## Given records
-*-

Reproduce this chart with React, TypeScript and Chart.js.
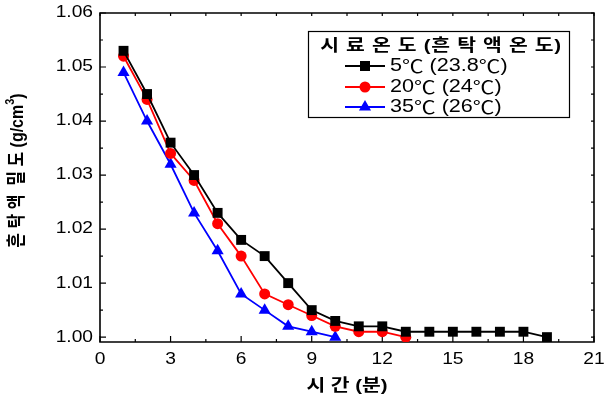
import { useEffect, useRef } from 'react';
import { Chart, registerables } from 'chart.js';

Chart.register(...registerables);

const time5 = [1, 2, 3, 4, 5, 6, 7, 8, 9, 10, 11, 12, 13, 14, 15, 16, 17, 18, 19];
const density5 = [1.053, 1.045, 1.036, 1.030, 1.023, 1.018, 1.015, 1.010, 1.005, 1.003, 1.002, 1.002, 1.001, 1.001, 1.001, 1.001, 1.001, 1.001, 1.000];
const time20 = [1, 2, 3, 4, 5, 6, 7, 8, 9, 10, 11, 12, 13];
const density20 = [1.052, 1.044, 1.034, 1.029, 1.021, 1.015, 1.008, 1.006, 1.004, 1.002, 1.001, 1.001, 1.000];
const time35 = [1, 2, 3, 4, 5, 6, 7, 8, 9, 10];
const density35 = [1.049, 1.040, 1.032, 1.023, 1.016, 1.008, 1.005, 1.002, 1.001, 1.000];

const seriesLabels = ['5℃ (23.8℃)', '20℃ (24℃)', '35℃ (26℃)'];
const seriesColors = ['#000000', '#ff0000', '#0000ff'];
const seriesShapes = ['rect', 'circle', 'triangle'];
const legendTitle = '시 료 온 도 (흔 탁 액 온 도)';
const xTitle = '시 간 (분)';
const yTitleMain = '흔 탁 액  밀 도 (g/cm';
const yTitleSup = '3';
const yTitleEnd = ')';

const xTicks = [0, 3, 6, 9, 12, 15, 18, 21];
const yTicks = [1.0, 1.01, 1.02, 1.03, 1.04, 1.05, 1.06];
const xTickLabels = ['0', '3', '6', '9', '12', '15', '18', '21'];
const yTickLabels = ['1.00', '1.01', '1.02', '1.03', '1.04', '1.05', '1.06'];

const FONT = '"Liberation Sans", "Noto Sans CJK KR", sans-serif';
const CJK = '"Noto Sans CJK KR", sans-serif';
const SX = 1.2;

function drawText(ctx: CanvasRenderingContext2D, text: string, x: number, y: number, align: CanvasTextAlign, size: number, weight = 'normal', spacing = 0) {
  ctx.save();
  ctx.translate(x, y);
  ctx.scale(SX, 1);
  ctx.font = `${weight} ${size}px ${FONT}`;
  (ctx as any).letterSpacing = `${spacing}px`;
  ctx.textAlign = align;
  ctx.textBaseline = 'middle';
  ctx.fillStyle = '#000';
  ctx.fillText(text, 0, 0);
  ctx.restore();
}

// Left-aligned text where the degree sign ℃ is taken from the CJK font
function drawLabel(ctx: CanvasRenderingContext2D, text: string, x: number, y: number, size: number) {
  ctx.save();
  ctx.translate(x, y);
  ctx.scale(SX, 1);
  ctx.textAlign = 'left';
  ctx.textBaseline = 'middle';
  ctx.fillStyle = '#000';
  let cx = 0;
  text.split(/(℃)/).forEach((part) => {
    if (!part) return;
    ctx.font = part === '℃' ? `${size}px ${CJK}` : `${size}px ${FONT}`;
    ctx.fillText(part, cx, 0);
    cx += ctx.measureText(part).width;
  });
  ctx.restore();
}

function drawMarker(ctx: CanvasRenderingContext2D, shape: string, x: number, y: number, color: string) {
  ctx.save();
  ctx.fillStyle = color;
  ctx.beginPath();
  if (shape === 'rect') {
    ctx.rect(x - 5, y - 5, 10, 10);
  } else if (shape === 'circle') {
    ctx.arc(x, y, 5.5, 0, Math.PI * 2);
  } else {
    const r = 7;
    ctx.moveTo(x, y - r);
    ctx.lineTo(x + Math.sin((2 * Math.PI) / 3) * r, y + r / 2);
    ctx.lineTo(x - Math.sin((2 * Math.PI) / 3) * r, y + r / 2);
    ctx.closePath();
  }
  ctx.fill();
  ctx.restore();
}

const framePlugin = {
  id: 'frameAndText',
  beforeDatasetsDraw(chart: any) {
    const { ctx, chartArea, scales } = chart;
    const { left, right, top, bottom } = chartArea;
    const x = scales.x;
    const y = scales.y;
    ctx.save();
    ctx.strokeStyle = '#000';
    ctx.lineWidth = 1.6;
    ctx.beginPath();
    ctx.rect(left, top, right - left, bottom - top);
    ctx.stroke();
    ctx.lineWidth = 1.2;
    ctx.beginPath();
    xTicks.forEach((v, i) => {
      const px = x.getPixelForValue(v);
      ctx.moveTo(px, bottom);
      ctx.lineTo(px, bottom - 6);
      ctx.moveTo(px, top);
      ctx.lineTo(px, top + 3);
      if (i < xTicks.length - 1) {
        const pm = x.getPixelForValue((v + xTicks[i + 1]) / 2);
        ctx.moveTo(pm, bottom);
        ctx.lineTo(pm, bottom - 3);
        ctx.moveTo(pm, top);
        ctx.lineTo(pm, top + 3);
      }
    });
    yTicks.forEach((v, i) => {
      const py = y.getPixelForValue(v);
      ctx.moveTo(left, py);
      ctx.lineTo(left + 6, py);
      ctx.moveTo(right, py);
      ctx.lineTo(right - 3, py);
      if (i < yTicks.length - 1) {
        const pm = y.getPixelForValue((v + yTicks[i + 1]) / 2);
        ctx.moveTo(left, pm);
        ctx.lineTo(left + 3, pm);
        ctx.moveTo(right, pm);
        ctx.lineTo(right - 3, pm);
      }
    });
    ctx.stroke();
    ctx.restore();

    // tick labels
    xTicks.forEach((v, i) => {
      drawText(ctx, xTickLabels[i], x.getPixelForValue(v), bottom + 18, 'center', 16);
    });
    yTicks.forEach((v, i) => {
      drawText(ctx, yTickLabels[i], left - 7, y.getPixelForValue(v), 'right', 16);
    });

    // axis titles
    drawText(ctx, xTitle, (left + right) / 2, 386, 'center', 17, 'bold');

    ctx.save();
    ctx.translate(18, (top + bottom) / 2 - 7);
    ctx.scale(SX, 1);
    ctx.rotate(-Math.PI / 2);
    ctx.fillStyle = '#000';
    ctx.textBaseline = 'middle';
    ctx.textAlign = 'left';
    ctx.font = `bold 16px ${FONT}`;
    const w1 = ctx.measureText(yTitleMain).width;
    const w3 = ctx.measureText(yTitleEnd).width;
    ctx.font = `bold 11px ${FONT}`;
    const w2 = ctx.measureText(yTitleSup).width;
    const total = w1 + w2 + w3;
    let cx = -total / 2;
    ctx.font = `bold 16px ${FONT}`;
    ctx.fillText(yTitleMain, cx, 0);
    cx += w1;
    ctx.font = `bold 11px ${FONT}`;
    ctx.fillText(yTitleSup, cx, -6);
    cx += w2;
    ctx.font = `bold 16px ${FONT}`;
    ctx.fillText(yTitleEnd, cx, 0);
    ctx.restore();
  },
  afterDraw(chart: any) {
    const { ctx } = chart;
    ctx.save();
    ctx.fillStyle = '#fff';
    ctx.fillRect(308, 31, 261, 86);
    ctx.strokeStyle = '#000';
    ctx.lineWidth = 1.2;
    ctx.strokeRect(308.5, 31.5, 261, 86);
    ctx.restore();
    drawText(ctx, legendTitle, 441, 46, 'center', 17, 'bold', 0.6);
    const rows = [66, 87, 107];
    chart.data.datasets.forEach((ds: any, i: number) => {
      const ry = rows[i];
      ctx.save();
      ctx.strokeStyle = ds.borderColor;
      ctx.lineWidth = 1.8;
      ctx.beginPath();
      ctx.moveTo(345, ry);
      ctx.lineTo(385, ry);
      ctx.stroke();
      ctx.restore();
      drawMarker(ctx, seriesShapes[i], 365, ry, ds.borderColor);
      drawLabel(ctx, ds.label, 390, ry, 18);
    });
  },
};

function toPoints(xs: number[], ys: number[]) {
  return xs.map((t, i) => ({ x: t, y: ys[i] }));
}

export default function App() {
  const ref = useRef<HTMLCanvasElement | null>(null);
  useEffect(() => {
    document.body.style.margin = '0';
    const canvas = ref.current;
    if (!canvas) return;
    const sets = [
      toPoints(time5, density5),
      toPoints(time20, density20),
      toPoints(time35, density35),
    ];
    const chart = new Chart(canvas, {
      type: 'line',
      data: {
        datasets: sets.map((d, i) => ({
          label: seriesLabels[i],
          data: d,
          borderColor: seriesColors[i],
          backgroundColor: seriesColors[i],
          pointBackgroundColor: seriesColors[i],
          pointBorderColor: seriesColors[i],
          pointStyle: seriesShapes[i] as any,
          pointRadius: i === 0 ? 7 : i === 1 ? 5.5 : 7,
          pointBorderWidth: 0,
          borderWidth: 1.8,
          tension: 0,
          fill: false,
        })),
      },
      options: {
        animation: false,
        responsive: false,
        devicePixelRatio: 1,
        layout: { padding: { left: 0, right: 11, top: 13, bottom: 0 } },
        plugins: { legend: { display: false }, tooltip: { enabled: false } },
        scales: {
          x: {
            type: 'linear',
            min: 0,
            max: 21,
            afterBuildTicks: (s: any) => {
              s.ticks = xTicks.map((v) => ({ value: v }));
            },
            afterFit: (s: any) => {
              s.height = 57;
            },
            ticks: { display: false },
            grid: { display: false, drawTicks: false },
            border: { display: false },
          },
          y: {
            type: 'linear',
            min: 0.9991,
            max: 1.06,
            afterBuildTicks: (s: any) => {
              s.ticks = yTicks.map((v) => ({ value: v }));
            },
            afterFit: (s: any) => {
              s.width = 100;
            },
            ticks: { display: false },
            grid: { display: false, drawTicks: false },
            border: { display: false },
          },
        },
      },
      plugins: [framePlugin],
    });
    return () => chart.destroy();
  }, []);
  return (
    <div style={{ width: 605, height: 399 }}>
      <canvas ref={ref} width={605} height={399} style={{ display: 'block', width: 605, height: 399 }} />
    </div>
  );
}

-*-

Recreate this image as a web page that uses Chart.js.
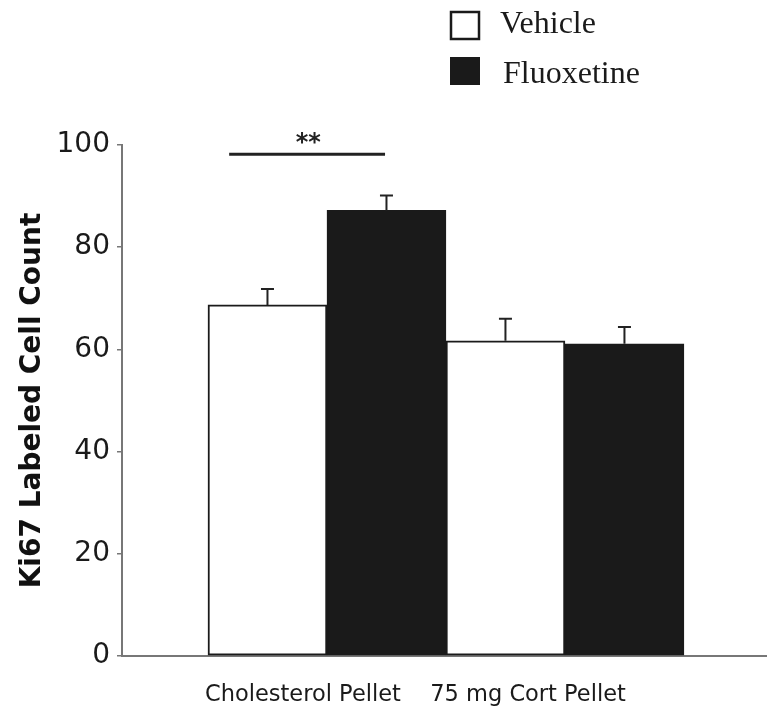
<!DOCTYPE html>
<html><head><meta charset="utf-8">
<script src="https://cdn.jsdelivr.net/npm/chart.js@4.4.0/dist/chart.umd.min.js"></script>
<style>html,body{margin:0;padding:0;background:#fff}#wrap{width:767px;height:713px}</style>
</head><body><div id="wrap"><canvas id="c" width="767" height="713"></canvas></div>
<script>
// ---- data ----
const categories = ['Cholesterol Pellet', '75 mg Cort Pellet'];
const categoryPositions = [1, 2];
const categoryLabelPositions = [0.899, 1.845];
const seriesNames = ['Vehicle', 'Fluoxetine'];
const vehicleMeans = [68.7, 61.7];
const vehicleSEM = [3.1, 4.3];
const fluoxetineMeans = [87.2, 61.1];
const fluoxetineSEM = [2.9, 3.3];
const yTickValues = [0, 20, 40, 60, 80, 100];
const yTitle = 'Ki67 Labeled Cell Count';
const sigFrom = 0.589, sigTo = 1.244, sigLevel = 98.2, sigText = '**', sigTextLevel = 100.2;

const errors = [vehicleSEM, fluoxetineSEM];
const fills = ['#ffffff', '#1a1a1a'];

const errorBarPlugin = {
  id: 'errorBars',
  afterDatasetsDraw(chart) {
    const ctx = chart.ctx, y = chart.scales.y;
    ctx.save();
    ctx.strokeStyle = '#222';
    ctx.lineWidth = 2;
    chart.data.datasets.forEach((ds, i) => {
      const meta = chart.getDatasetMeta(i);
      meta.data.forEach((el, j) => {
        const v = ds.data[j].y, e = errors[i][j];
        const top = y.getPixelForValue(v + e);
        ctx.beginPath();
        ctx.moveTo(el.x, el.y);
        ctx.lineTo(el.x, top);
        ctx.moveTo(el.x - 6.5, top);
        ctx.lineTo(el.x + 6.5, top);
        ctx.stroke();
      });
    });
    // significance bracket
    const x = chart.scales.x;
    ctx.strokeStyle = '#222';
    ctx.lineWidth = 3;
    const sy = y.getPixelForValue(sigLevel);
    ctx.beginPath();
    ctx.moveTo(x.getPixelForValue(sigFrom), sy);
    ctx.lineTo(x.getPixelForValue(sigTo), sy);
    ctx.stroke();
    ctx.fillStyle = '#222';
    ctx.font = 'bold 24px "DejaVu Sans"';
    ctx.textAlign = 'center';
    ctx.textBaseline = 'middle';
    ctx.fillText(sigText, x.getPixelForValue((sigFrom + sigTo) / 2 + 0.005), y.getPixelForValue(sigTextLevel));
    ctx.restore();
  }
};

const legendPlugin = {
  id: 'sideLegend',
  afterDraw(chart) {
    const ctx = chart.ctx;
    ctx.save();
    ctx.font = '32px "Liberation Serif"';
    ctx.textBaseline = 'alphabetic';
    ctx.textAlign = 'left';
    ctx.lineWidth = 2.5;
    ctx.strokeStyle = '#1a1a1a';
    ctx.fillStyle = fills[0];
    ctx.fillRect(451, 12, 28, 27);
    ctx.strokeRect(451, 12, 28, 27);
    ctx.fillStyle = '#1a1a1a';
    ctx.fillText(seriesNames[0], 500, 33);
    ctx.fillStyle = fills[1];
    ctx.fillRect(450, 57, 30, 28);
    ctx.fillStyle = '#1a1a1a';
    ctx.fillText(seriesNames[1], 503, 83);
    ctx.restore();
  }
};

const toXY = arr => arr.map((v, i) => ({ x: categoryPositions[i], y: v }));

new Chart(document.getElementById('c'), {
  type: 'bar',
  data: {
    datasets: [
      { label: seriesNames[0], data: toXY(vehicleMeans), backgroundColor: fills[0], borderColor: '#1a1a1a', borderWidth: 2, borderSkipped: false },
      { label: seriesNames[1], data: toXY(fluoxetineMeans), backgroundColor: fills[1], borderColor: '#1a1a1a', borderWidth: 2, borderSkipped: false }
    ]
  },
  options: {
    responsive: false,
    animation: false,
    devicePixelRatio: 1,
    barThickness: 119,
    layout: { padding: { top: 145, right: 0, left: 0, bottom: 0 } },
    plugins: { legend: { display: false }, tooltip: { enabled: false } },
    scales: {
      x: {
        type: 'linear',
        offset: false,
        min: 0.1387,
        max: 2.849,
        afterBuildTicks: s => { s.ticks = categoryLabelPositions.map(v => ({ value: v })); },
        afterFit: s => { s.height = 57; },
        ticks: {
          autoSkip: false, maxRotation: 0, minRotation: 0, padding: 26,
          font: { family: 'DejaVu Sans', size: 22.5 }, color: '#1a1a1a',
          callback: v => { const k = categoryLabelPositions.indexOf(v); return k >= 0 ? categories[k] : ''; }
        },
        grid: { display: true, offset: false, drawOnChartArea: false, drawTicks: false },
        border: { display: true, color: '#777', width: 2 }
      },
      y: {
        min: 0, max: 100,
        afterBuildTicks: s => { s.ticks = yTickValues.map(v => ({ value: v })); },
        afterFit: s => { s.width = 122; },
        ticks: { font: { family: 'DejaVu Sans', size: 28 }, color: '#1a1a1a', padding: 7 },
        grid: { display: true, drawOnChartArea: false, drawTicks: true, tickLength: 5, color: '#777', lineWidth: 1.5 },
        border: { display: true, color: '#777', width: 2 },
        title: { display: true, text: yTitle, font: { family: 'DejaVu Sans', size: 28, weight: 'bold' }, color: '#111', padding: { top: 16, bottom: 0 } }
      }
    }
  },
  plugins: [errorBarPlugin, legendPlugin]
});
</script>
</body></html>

-*-

## What the exercise asks
From the listing above, restate verbatim the lines running from the one with "Reproduce this chart" through the one with "Chart.register(...registerables);", inclusive, but not the pictures.

## Written response
Reproduce this chart with React, TypeScript and Chart.js.
import { useEffect, useRef } from 'react';
import { Chart, registerables } from 'chart.js';

Chart.register(...registerables);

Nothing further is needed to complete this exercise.